- [Exercise goal]: Write out the full listing exactly as given, minus the images.

◇ ◇ ◇ ◇ ◇

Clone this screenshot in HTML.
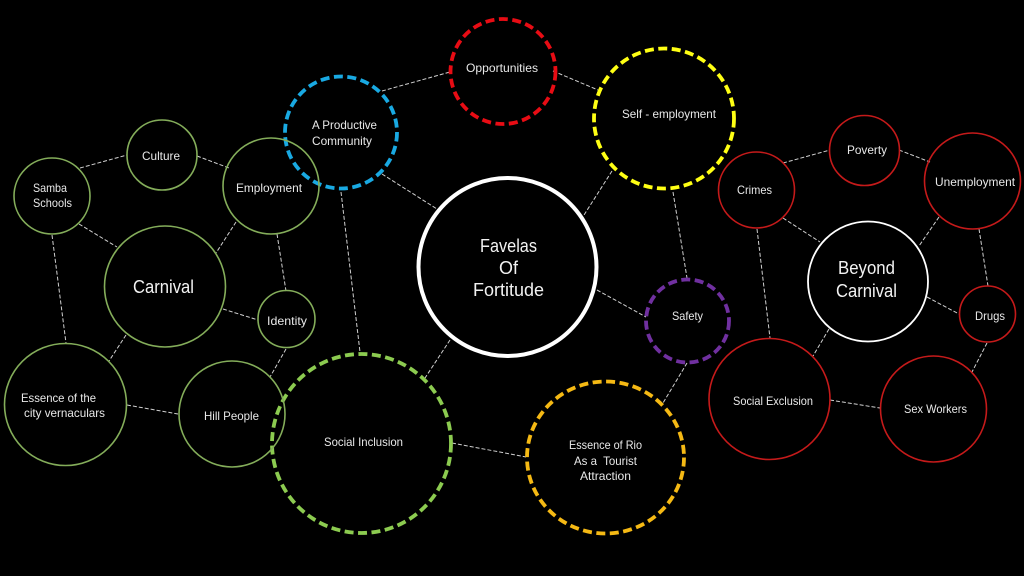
<!DOCTYPE html>
<html>
<head>
<meta charset="utf-8">
<style>
html,body{margin:0;padding:0;background:#000;width:1024px;height:576px;overflow:hidden}
svg{display:block}
text{font-family:"Liberation Sans",sans-serif;fill:#e8e8e8;font-size:12px}
.big{font-size:18px;fill:#f2f2f2}
.l line{stroke:#d0d0d0;stroke-width:1;stroke-dasharray:4 2}
circle,ellipse{fill:none}
.g{stroke:#84ad5a;stroke-width:1.6}
.r{stroke:#c51a1a;stroke-width:1.6}
.w{stroke:#fff;stroke-width:1.8}
.d{stroke-width:3.8;stroke-dasharray:9 4.5}
</style>
</head>
<body>
<svg width="1024" height="576" viewBox="0 0 1024 576" xmlns="http://www.w3.org/2000/svg">
<rect width="1024" height="576" fill="#000"/>
<g class="l">
<line x1="80" y1="168" x2="127" y2="155"/>
<line x1="197" y1="156" x2="229" y2="168"/>
<line x1="79" y1="224" x2="117" y2="247"/>
<line x1="236" y1="222" x2="216" y2="253"/>
<line x1="277" y1="234" x2="286" y2="291"/>
<line x1="223" y1="309" x2="258" y2="320"/>
<line x1="52" y1="235" x2="66" y2="343"/>
<line x1="126" y1="335" x2="109" y2="361"/>
<line x1="127" y1="405" x2="178" y2="414"/>
<line x1="286" y1="349" x2="270" y2="377"/>
<line x1="382" y1="91" x2="450" y2="72"/>
<line x1="553" y1="71" x2="598" y2="90"/>
<line x1="382" y1="174" x2="437" y2="209"/>
<line x1="612" y1="171" x2="584" y2="215"/>
<line x1="673" y1="192" x2="687" y2="278"/>
<line x1="341" y1="192" x2="360" y2="352"/>
<line x1="597" y1="290" x2="646" y2="317"/>
<line x1="450" y1="340" x2="425" y2="378"/>
<line x1="687" y1="363" x2="663" y2="403"/>
<line x1="452" y1="443" x2="526" y2="457"/>
<line x1="783" y1="163" x2="830" y2="150"/>
<line x1="899" y1="150" x2="930" y2="162"/>
<line x1="783" y1="218" x2="820" y2="242"/>
<line x1="939" y1="217" x2="919" y2="246"/>
<line x1="979" y1="229" x2="988" y2="286"/>
<line x1="927" y1="297" x2="959" y2="314"/>
<line x1="757" y1="229" x2="770" y2="338"/>
<line x1="829" y1="329" x2="813" y2="356"/>
<line x1="830" y1="400" x2="880" y2="408"/>
<line x1="987" y1="343" x2="972" y2="372"/>
</g>

<circle class="d" cx="341" cy="132.5" r="56" stroke="#19a9e2"/>
<circle class="d" cx="503" cy="71.5" r="52.5" stroke="#e80c14"/>
<circle class="d" cx="664" cy="118.5" r="70" stroke="#ffff14"/>
<circle class="d" cx="687.5" cy="321" r="41.5" stroke="#7030a0"/>
<ellipse class="d" cx="605.5" cy="457.5" rx="78.5" ry="76" stroke="#f5b914"/>
<circle class="d" cx="361.5" cy="443.5" r="89.5" stroke="#8ccb50"/>

<circle class="g" cx="162" cy="155" r="35"/>
<circle class="g" cx="52" cy="196" r="38"/>
<circle class="g" cx="271" cy="186" r="48"/>
<circle class="g" cx="165" cy="286.5" r="60.5"/>
<circle class="g" cx="286.5" cy="319" r="28.5"/>
<circle class="g" cx="65.5" cy="404.5" r="61"/>
<circle class="g" cx="232" cy="414" r="53"/>

<circle class="r" cx="756.5" cy="190" r="38"/>
<circle class="r" cx="864.5" cy="150.5" r="35"/>
<circle class="r" cx="972.5" cy="181" r="48"/>
<circle class="r" cx="987.5" cy="314" r="28"/>
<circle class="r" cx="769.5" cy="399" r="60.5"/>
<circle class="r" cx="933.5" cy="409" r="53"/>

<circle class="w" cx="868" cy="281.5" r="60"/>
<circle cx="507.5" cy="267" r="89" stroke="#fff" stroke-width="4"/>

<text x="142" y="160" textLength="38" lengthAdjust="spacingAndGlyphs">Culture</text>
<text x="33" y="192" textLength="34" lengthAdjust="spacingAndGlyphs">Samba</text>
<text x="33" y="207" textLength="39" lengthAdjust="spacingAndGlyphs">Schools</text>
<text x="236" y="192" textLength="66" lengthAdjust="spacingAndGlyphs">Employment</text>
<text class="big" x="133" y="293" textLength="61" lengthAdjust="spacingAndGlyphs">Carnival</text>
<text x="267" y="325" textLength="40" lengthAdjust="spacingAndGlyphs">Identity</text>
<text x="21" y="402" textLength="75" lengthAdjust="spacingAndGlyphs">Essence of the</text>
<text x="24" y="417" textLength="81" lengthAdjust="spacingAndGlyphs">city vernaculars</text>
<text x="204" y="420" textLength="55" lengthAdjust="spacingAndGlyphs">Hill People</text>
<text x="324" y="446" textLength="79" lengthAdjust="spacingAndGlyphs">Social Inclusion</text>
<text x="312" y="129" textLength="65" lengthAdjust="spacingAndGlyphs">A Productive</text>
<text x="312" y="145" textLength="60" lengthAdjust="spacingAndGlyphs">Community</text>
<text x="466" y="72" textLength="72" lengthAdjust="spacingAndGlyphs">Opportunities</text>
<text x="622" y="118" textLength="94" lengthAdjust="spacingAndGlyphs">Self - employment</text>
<text class="big" x="480" y="252" textLength="57" lengthAdjust="spacingAndGlyphs">Favelas</text>
<text class="big" x="499" y="274" textLength="19" lengthAdjust="spacingAndGlyphs">Of</text>
<text class="big" x="473" y="296" textLength="71" lengthAdjust="spacingAndGlyphs">Fortitude</text>
<text x="672" y="320" textLength="31" lengthAdjust="spacingAndGlyphs">Safety</text>
<text x="569" y="449" textLength="73" lengthAdjust="spacingAndGlyphs">Essence of Rio</text>
<text x="574" y="465" textLength="63" lengthAdjust="spacingAndGlyphs" xml:space="preserve">As a  Tourist</text>
<text x="580" y="480" textLength="51" lengthAdjust="spacingAndGlyphs">Attraction</text>
<text x="737" y="194" textLength="35" lengthAdjust="spacingAndGlyphs">Crimes</text>
<text x="847" y="154" textLength="40" lengthAdjust="spacingAndGlyphs">Poverty</text>
<text x="935" y="186" textLength="80" lengthAdjust="spacingAndGlyphs">Unemployment</text>
<text class="big" x="838" y="274" textLength="57" lengthAdjust="spacingAndGlyphs">Beyond</text>
<text class="big" x="836" y="297" textLength="61" lengthAdjust="spacingAndGlyphs">Carnival</text>
<text x="975" y="320" textLength="30" lengthAdjust="spacingAndGlyphs">Drugs</text>
<text x="733" y="405" textLength="80" lengthAdjust="spacingAndGlyphs">Social Exclusion</text>
<text x="904" y="413" textLength="63" lengthAdjust="spacingAndGlyphs">Sex Workers</text>
</svg>
</body>
</html>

◇ ◇ ◇ ◇ ◇

- [Result of this exercise]:
Clone this screenshot in HTML.
<!DOCTYPE html>
<html>
<head>
<meta charset="utf-8">
<style>
html,body{margin:0;padding:0;background:#000;width:1024px;height:576px;overflow:hidden}
svg{display:block}
text{font-family:"Liberation Sans",sans-serif;fill:#e8e8e8;font-size:12px}
.big{font-size:18px;fill:#f2f2f2}
.l line{stroke:#d0d0d0;stroke-width:1;stroke-dasharray:4 2}
circle,ellipse{fill:none}
.g{stroke:#84ad5a;stroke-width:1.6}
.r{stroke:#c51a1a;stroke-width:1.6}
.w{stroke:#fff;stroke-width:1.8}
.d{stroke-width:3.8;stroke-dasharray:9 4.5}
</style>
</head>
<body>
<svg width="1024" height="576" viewBox="0 0 1024 576" xmlns="http://www.w3.org/2000/svg">
<rect width="1024" height="576" fill="#000"/>
<g class="l">
<line x1="80" y1="168" x2="127" y2="155"/>
<line x1="197" y1="156" x2="229" y2="168"/>
<line x1="79" y1="224" x2="117" y2="247"/>
<line x1="236" y1="222" x2="216" y2="253"/>
<line x1="277" y1="234" x2="286" y2="291"/>
<line x1="223" y1="309" x2="258" y2="320"/>
<line x1="52" y1="235" x2="66" y2="343"/>
<line x1="126" y1="335" x2="109" y2="361"/>
<line x1="127" y1="405" x2="178" y2="414"/>
<line x1="286" y1="349" x2="270" y2="377"/>
<line x1="382" y1="91" x2="450" y2="72"/>
<line x1="553" y1="71" x2="598" y2="90"/>
<line x1="382" y1="174" x2="437" y2="209"/>
<line x1="612" y1="171" x2="584" y2="215"/>
<line x1="673" y1="192" x2="687" y2="278"/>
<line x1="341" y1="192" x2="360" y2="352"/>
<line x1="597" y1="290" x2="646" y2="317"/>
<line x1="450" y1="340" x2="425" y2="378"/>
<line x1="687" y1="363" x2="663" y2="403"/>
<line x1="452" y1="443" x2="526" y2="457"/>
<line x1="783" y1="163" x2="830" y2="150"/>
<line x1="899" y1="150" x2="930" y2="162"/>
<line x1="783" y1="218" x2="820" y2="242"/>
<line x1="939" y1="217" x2="919" y2="246"/>
<line x1="979" y1="229" x2="988" y2="286"/>
<line x1="927" y1="297" x2="959" y2="314"/>
<line x1="757" y1="229" x2="770" y2="338"/>
<line x1="829" y1="329" x2="813" y2="356"/>
<line x1="830" y1="400" x2="880" y2="408"/>
<line x1="987" y1="343" x2="972" y2="372"/>
</g>

<circle class="d" cx="341" cy="132.5" r="56" stroke="#19a9e2"/>
<circle class="d" cx="503" cy="71.5" r="52.5" stroke="#e80c14"/>
<circle class="d" cx="664" cy="118.5" r="70" stroke="#ffff14"/>
<circle class="d" cx="687.5" cy="321" r="41.5" stroke="#7030a0"/>
<ellipse class="d" cx="605.5" cy="457.5" rx="78.5" ry="76" stroke="#f5b914"/>
<circle class="d" cx="361.5" cy="443.5" r="89.5" stroke="#8ccb50"/>

<circle class="g" cx="162" cy="155" r="35"/>
<circle class="g" cx="52" cy="196" r="38"/>
<circle class="g" cx="271" cy="186" r="48"/>
<circle class="g" cx="165" cy="286.5" r="60.5"/>
<circle class="g" cx="286.5" cy="319" r="28.5"/>
<circle class="g" cx="65.5" cy="404.5" r="61"/>
<circle class="g" cx="232" cy="414" r="53"/>

<circle class="r" cx="756.5" cy="190" r="38"/>
<circle class="r" cx="864.5" cy="150.5" r="35"/>
<circle class="r" cx="972.5" cy="181" r="48"/>
<circle class="r" cx="987.5" cy="314" r="28"/>
<circle class="r" cx="769.5" cy="399" r="60.5"/>
<circle class="r" cx="933.5" cy="409" r="53"/>

<circle class="w" cx="868" cy="281.5" r="60"/>
<circle cx="507.5" cy="267" r="89" stroke="#fff" stroke-width="4"/>

<text x="142" y="160" textLength="38" lengthAdjust="spacingAndGlyphs">Culture</text>
<text x="33" y="192" textLength="34" lengthAdjust="spacingAndGlyphs">Samba</text>
<text x="33" y="207" textLength="39" lengthAdjust="spacingAndGlyphs">Schools</text>
<text x="236" y="192" textLength="66" lengthAdjust="spacingAndGlyphs">Employment</text>
<text class="big" x="133" y="293" textLength="61" lengthAdjust="spacingAndGlyphs">Carnival</text>
<text x="267" y="325" textLength="40" lengthAdjust="spacingAndGlyphs">Identity</text>
<text x="21" y="402" textLength="75" lengthAdjust="spacingAndGlyphs">Essence of the</text>
<text x="24" y="417" textLength="81" lengthAdjust="spacingAndGlyphs">city vernaculars</text>
<text x="204" y="420" textLength="55" lengthAdjust="spacingAndGlyphs">Hill People</text>
<text x="324" y="446" textLength="79" lengthAdjust="spacingAndGlyphs">Social Inclusion</text>
<text x="312" y="129" textLength="65" lengthAdjust="spacingAndGlyphs">A Productive</text>
<text x="312" y="145" textLength="60" lengthAdjust="spacingAndGlyphs">Community</text>
<text x="466" y="72" textLength="72" lengthAdjust="spacingAndGlyphs">Opportunities</text>
<text x="622" y="118" textLength="94" lengthAdjust="spacingAndGlyphs">Self - employment</text>
<text class="big" x="480" y="252" textLength="57" lengthAdjust="spacingAndGlyphs">Favelas</text>
<text class="big" x="499" y="274" textLength="19" lengthAdjust="spacingAndGlyphs">Of</text>
<text class="big" x="473" y="296" textLength="71" lengthAdjust="spacingAndGlyphs">Fortitude</text>
<text x="672" y="320" textLength="31" lengthAdjust="spacingAndGlyphs">Safety</text>
<text x="569" y="449" textLength="73" lengthAdjust="spacingAndGlyphs">Essence of Rio</text>
<text x="574" y="465" textLength="63" lengthAdjust="spacingAndGlyphs" xml:space="preserve">As a  Tourist</text>
<text x="580" y="480" textLength="51" lengthAdjust="spacingAndGlyphs">Attraction</text>
<text x="737" y="194" textLength="35" lengthAdjust="spacingAndGlyphs">Crimes</text>
<text x="847" y="154" textLength="40" lengthAdjust="spacingAndGlyphs">Poverty</text>
<text x="935" y="186" textLength="80" lengthAdjust="spacingAndGlyphs">Unemployment</text>
<text class="big" x="838" y="274" textLength="57" lengthAdjust="spacingAndGlyphs">Beyond</text>
<text class="big" x="836" y="297" textLength="61" lengthAdjust="spacingAndGlyphs">Carnival</text>
<text x="975" y="320" textLength="30" lengthAdjust="spacingAndGlyphs">Drugs</text>
<text x="733" y="405" textLength="80" lengthAdjust="spacingAndGlyphs">Social Exclusion</text>
<text x="904" y="413" textLength="63" lengthAdjust="spacingAndGlyphs">Sex Workers</text>
</svg>
</body>
</html>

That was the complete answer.